In a fortnight’s time, the brewery’s cold store, which keeps beer at 10C, will be up and running and beer will be ready for sale.

The whole process takes between 10 to 12 days to complete. And so which one is his favourite? Black Hole’s Porter? Mompesson’s Gold? Helter Skelter?

"It’s impossible to say," he said. Is there anything he won’t drink? "I’m trying to give up aftershave and thinners." John’s taste for good old-fashioned real ale used to cause problems when he went on weekends with the lads, who had the typical lads’ lust for pints of less refined beverages.

"Having to drink lager and duff real ale would spoil my weekend," he said. "But I’ve chilled out a bit now, and can drink Budweiser Budvar, although not the American version, as that doesn’t taste of anything."

How did he stumble into every man’s dream job? "I was a farmer," he said. "But I began to get disillusioned with how the industry was going, and realised that farming’s a lifestyle, and I didn’t like the lifestyle.

"And so I sat and thought about what I wanted to do.

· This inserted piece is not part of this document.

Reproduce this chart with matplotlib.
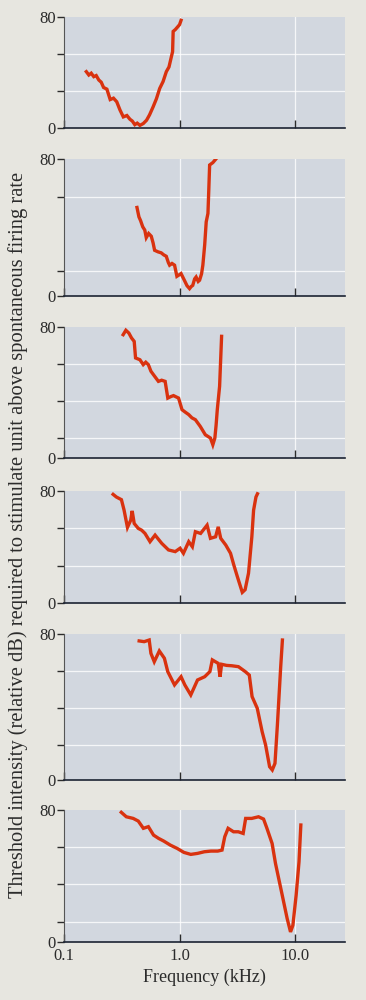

After getting through things like racing car driver and pilot I had to think about what really was possible.

"I had to choose between beer and cheese, and I chose beer." John said the two-and-a-half-year-long struggle to open the new brewery had taken its toll, and is relieved it finally seems to be coming together.

"The original Oakham brewer, John Wood, will be opening it on Friday, October 13," he said. "I’m relieved we’re nearly there, and we’ve got the best team behind it now than ever before."

The new brewery’s first batch of beer - Two Fools - might have been started on April 1 this year, but, as the complicated, scientific and lengthy brewing process proves, making falling-down juice is no joke.